Marie L. était toujours en garde à vue, mercredi soir, de même que son compagnon, François S., dont on ne sait pas encore jusqu'à quel point il a participé ou non au montage de l'affabulation sur la fausse agression antisémite de la ligne D du RER parisien. La jeune femme, âgée de 23 ans, devrait être présentée à un juge d'instruction, qui pourrait la mettre en examen pour «dénonciation de délits imaginaires». Un délit lui-même passible de six mois de prison.

Au cours d'une perquisition menée le 14 juillet à Louvres, au domicile de François S., les policiers ont retrouvé toutes les pièces de cette piteuse histoire: la carte bleue prétendument volée, les ciseaux avec lesquels Marie L. s'est coupé une mèche de cheveux, le marqueur noir qui lui a permis de se dessiner des croix gammées sur le ventre, et un couteau de cuisine avec lequel elle s'est griffé le visage et le cou avant de lacérer son tee-shirt, son pantalon et la poussette de sa fillette de 13 mois.

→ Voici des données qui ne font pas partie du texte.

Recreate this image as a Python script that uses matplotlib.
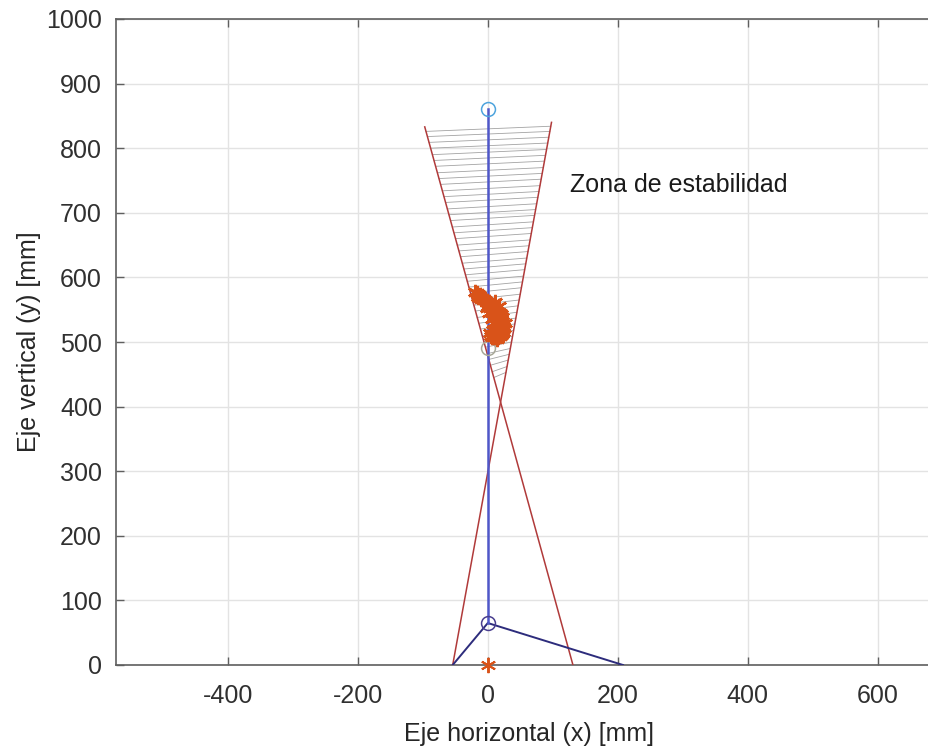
import numpy as np
import matplotlib
matplotlib.use("Agg")
import matplotlib.pyplot as plt

plt.rcParams['font.family'] = ['Liberation Sans', 'DejaVu Sans']
plt.rcParams['axes.unicode_minus'] = False

# ---- data ----
xticks = [-400, -200, 0, 200, 400, 600]
yticks = [0, 100, 200, 300, 400, 500, 600, 700, 800, 900, 1000]

# body segment (vertical)
body_x = [0, 0]
body_y = [65, 860]
head = (0, 860)
hip = (0, 490)
base = (0, 65)

# legs
leg_x = [-54, 0, 208]
leg_y = [0, 65, 0]

# stability cone (two red lines)
red1_x = [-97, 131]
red1_y = [833, 0]
red2_x = [98, -54]
red2_y = [840, 0]

# hatch levels inside the cone
hatch_levels = [445, 454, 464, 473, 482, 492, 501, 510, 520, 529, 538, 548, 557,
                566, 576, 585, 594, 604, 613, 622, 632, 641, 650, 660, 669, 678,
                688, 697, 706, 716, 725, 734, 744, 753, 762, 772, 781, 790, 800,
                809, 818, 826]

# centre of pressure trajectory (orange asterisks)
cop_x = [-20, -17, -14, -12, -9, -6, -3, 0, 3, 6, 9, 12, 14, 17, 19, 21, 22, 23,
         24, 24, 23, 22, 20, 18, 16, 13, 10, 7, 5, 4, 8, 12, 15, 18, 20, 16, 12,
         8, 4, 0, 10, 14, 18, 6, 2, -2, 20, 22, 17, 11, -15, -10, 26, 25, 9, 14]
cop_y = [578, 576, 573, 570, 568, 566, 563, 560, 558, 556, 553, 550, 547, 544,
         540, 536, 532, 528, 524, 520, 516, 513, 511, 509, 508, 507, 507, 508,
         510, 514, 518, 522, 526, 530, 535, 540, 545, 548, 552, 556, 530, 520,
         515, 536, 545, 553, 543, 538, 556, 562, 570, 566, 530, 522, 512, 505]
origin_star = (0, 0)

label_text = "Zona de estabilidad"
label_pos = (126, 743)

# ---- figure ----
fig = plt.figure(figsize=(9.29, 7.47), dpi=100)
xmin, xmax = -572, 700
px_per_unit = 0.65
ax_w = (xmax - xmin) * px_per_unit / 929
ax = fig.add_axes([116 / 929, (747 - 665) / 747, ax_w, (665 - 19) / 747])

ax.set_xlim(xmin, xmax)
ax.set_ylim(0, 1000)
ax.set_xticks(xticks)
ax.set_yticks(yticks)
ax.grid(True, color='#e3e3e3', linewidth=1.0)
ax.set_axisbelow(True)
for s in ax.spines.values():
    s.set_color('#5f5f5f')
    s.set_linewidth(1.2)
ax.spines['right'].set_visible(False)
ax.tick_params(direction='in', top=True, right=False, length=6, width=1,
               color='#5f5f5f', labelsize=18, labelcolor='#303030')
ax.tick_params(axis='x', pad=14)
ax.tick_params(axis='y', pad=10)

# hatch lines
def xat(xs, ys, h):
    return xs[0] + (xs[1] - xs[0]) * (h - ys[0]) / (ys[1] - ys[0])

for h in hatch_levels:
    x_l = xat(red1_x, red1_y, h)
    h2 = min(h + 8, 840)
    x_r = xat(red2_x, red2_y, h2)
    ax.plot([x_l, x_r], [h, h2], color='#a3a3a3', linewidth=0.6, zorder=2)

# red cone lines
ax.plot(red1_x, red1_y, color='#b03a3a', linewidth=1.1, zorder=3)
ax.plot(red2_x, red2_y, color='#b03a3a', linewidth=1.1, zorder=3)

# legs and body
ax.plot(leg_x, leg_y, color='#2d2c7c', linewidth=1.4, zorder=4)
ax.plot(body_x, body_y, color='#4f57c9', linewidth=1.8, zorder=4)

ax.plot(*head, marker='o', ms=10, mfc='none', mec='#4ea4dd', mew=1.1, zorder=5)
ax.plot(*hip, marker='o', ms=10, mfc='none', mec='#a8a898', mew=1.1, zorder=5)
ax.plot(*base, marker='o', ms=10, mfc='none', mec='#4a3f8f', mew=1.1, zorder=5)

# asterisks
ax.plot(cop_x, cop_y, linestyle='none', marker=(6, 2, 0), ms=11,
        color='#d95319', mew=1.8, zorder=6)
ax.plot(*origin_star, marker=(6, 2, 0), ms=11, color='#d95319', mew=1.4,
        zorder=6, clip_on=False)

ax.text(label_pos[0], label_pos[1], label_text, fontsize=18, color='#1a1a1a',
        ha='left', va='center')

ax.set_xlabel('Eje horizontal (x) [mm]', fontsize=18, color='#262626', labelpad=10)
ax.set_ylabel('Eje vertical (y) [mm]', fontsize=18, color='#262626', labelpad=4)

fig.savefig('out.png', dpi=100)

La reconstitution des faits commence donc à se clarifier: vendredi 9 juillet vers 9 h, la jeune femme quitte son domicile et se rend en gare de Louvres, mais elle n'y prendra aucun train. Elle appelle son compagnon pour lui dire qu'elle a été agressée. Grâce à des analyses de ses coups de téléphone, les enquêteurs avaient acquis mardi la conviction que Marie L. n'avait pas emprunté la ligne D du RER.

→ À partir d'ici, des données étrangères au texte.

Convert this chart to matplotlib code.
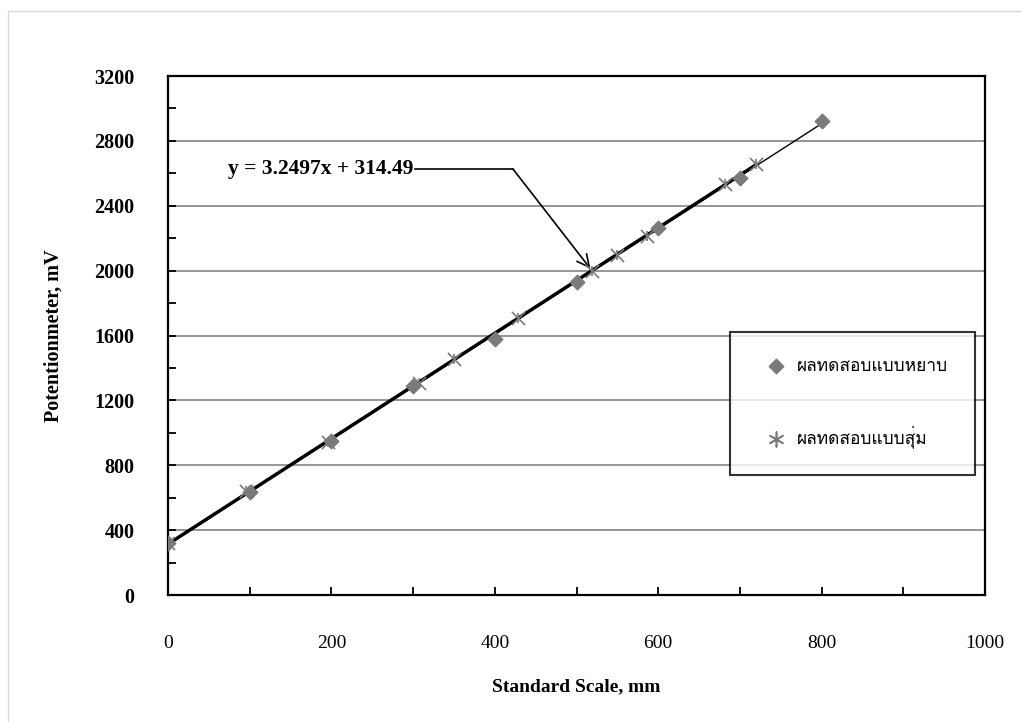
import matplotlib
matplotlib.use("Agg")
import matplotlib.pyplot as plt
import numpy as np
from matplotlib import font_manager
from matplotlib.ft2font import FT2Font
from matplotlib.patches import Rectangle

# coarse test (diamonds) and random test (stars)
coarse_x = [0, 100, 200, 300, 400, 500, 600, 700, 800]
coarse_y = [320, 636, 950, 1290, 1580, 1930, 2266, 2570, 2923]
random_x = [0, 96, 196, 307, 350, 428, 519, 549, 586, 682, 720]
random_y = [318, 640, 943, 1305, 1457, 1710, 2000, 2098, 2215, 2534, 2657]

slope = 3.2497
intercept = 314.49
eq_label = "y = 3.2497x + 314.49"
legend_labels = ["ผลทดสอบแบบหยาบ", "ผลทดสอบแบบสุ่ม"]

x_ticks = [0, 200, 400, 600, 800, 1000]
y_ticks = [0, 400, 800, 1200, 1600, 2000, 2400, 2800, 3200]

_GREY = "#7a7a7a"
_GRID = "#8c8c8c"


def _thai_font():
    for f in font_manager.fontManager.ttflist:
        try:
            if ord("ผ") in FT2Font(f.fname).get_charmap():
                return f.name
        except Exception:
            continue
    return "DejaVu Sans"


thai = _thai_font()
plt.rcParams["font.family"] = ["Liberation Serif", thai, "DejaVu Sans"]

fig = plt.figure(figsize=(10.22, 7.22), dpi=100)
ax = fig.add_axes([0.1644, 0.1759, 0.7994, 0.7188])

# light frame around the whole picture
fig.patches.append(Rectangle((8 / 1022, -0.05), 1.1, (711 / 722) + 0.05, transform=fig.transFigure,
                             fill=False, edgecolor="#d9d9d9", linewidth=1))

for yv in y_ticks[1:-1]:
    ax.axhline(yv, color=_GRID, linewidth=1.3, zorder=1)

# thin trend for coarse test, thick trend for random test
cx = np.array([min(coarse_x), max(coarse_x)])
c_fit = np.polyfit(coarse_x, coarse_y, 1)
ax.plot(cx, np.polyval(c_fit, cx), color="black", linewidth=1, zorder=2)
rx = np.array([min(random_x), max(random_x)])
ax.plot(rx, slope * rx + intercept, color="black", linewidth=2.4, zorder=3)

ax.scatter(coarse_x, coarse_y, marker="D", s=55, color=_GREY, zorder=4, label=legend_labels[0])
ax.scatter(random_x, random_y, marker="x", s=90, color=_GREY, linewidths=1.2, zorder=5)
ax.scatter(random_x, random_y, marker="|", s=60, color=_GREY, linewidths=1.2, zorder=5)
# legend proxy for the star marker
star = ax.scatter([], [], marker=(6, 2, 0), s=110, color=_GREY, linewidths=1.2, label=legend_labels[1])

ax.set_xlim(0, 1000)
ax.set_ylim(0, 3200)
ax.set_xticks(x_ticks)
ax.set_xticks(range(100, 1000, 200), minor=True)
ax.set_yticks(y_ticks)
ax.set_yticks(range(200, 3200, 400), minor=True)
ax.tick_params(axis="both", which="both", direction="in", length=6, width=1.3)
ax.tick_params(axis="x", pad=29, labelsize=14)
ax.tick_params(axis="y", pad=24, labelsize=14.5)
for lbl in ax.get_yticklabels():
    lbl.set_fontweight("bold")
for sp in ax.spines.values():
    sp.set_linewidth(1.6)

ax.set_xlabel("Standard Scale, mm", fontsize=14, fontweight="bold", labelpad=19)
ax.set_ylabel("Potentionmeter, mV", fontsize=14.5, fontweight="bold", labelpad=22)

# equation callout
elbow = (422, 2628)
tip = (517, 2012)
ax.text(300, elbow[1], eq_label, ha="right", va="center", fontsize=15.5, fontweight="bold")
ax.plot([302, elbow[0]], [elbow[1], elbow[1]], color="black", linewidth=1.2)
ax.annotate("", xy=tip, xytext=elbow,
            arrowprops=dict(arrowstyle="->", color="black", lw=1.2, mutation_scale=22,
                            shrinkA=0, shrinkB=0))

leg = ax.legend(loc="upper left", bbox_to_anchor=(0.688, 0.507), frameon=True, fancybox=False,
                fontsize=12.5, labelspacing=2.9, borderpad=1.55, handletextpad=0.1, handlelength=2.2,
                borderaxespad=0)
leg.get_frame().set_edgecolor("black")
leg.get_frame().set_linewidth(1.5)
fig.canvas.draw()
# stretch the legend frame to the reference width
frame = leg.get_frame()
frame.set_width(frame.get_width() + 7)

fig.savefig("out.png", dpi=100)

Alors, pourquoi? Selon les enquêteurs, la jeune femme a avancé deux raisons. D'une part «la solitude», le besoin qu'on parle d'elle, trait de caractère assez fréquent chez les mythomanes. Mais elle a avancé une autre raison: elle devait, vendredi dernier, remettre une somme d'argent à un homme auquel elle devait acheter une voiture. Cet argent, elle ne l'avait pas. En inventant l'agression, elle inventait aussi le vol de sa carte bleue. Et c'est bien en pensant aux images télévisées des cimetières juifs profanés ces dernières semaines dans l'est de la France, a-t-elle confié, qu'elle a eu l'idée de se dessiner sur le ventre des croix gammées au marqueur noir.

Jeune fille «fragile»

La mère de la jeune femme, interrogée mercredi matin sur RTL, a parlé d'une jeune fille «fragile», qui a «déjà été vue par des psychiatres», ajoutant qu'«on ne peut pas soigner quelqu'un contre son gré». Elle souhaite donc que sa fille «soit entendue par un psychiatre et que justice soit faite».

Involontairement peut-être, la mère de Marie L. a aussi ouvert un autre débat, celui qui s'est élevé hier sur l'ampleur prise par cette agression qui n'en était pas une. «Je ne trouve pas normal, a déclaré la mère de la jeune femme [en évoquant notamment la réaction du président de la République] qu'elle mette la France dans cet état. Il y a eu des manifestations pour elle, je n'admets pas ce genre de choses.»

Depuis les aveux de la jeune femme, médias et politique se renvoient la responsabilité d'avoir trop vite fait monter la mayonnaise, même si le quotidien Libération a présenté ses excuses pour en avoir trop fait.

L'affaire n'aurait peut-être pas pris cette ampleur si le ministre de l'Intérieur, Dominique de Villepin, puis le président de la République Jacques Chirac, n'avaient pas réagi aussi fortement samedi soir, accréditant ainsi l'affaire alors que les enquêteurs en étaient encore aux balbutiements de leurs investigations. Question: l'ont-ils fait sciemment (tout en croyant l'agression réelle) pour qu'on ne parle pas de l'interview donnée le même jour au quotidien Le Monde par Nicolas Sarkozy? Cette hypothèse, énorme, n'était pas écartée mercredi soir par certains commentateurs.

Interrogé au cours de son interview télévisée du 14 juillet, le président Jacques Chirac a qualifié l'affaire de «regrettable» tout en affirmant que lui-même ne regrettait pas d'avoir manifesté son «effroi». Le président y voit plutôt «les séquelles d'un mauvais climat» qui règne en France et appelle à la «vigilance» et à la «mobilisation» en souhaitant que «le manipulateur» soit «sanctionné». La mère de Marie L. souhaiterait surtout qu'on la soigne.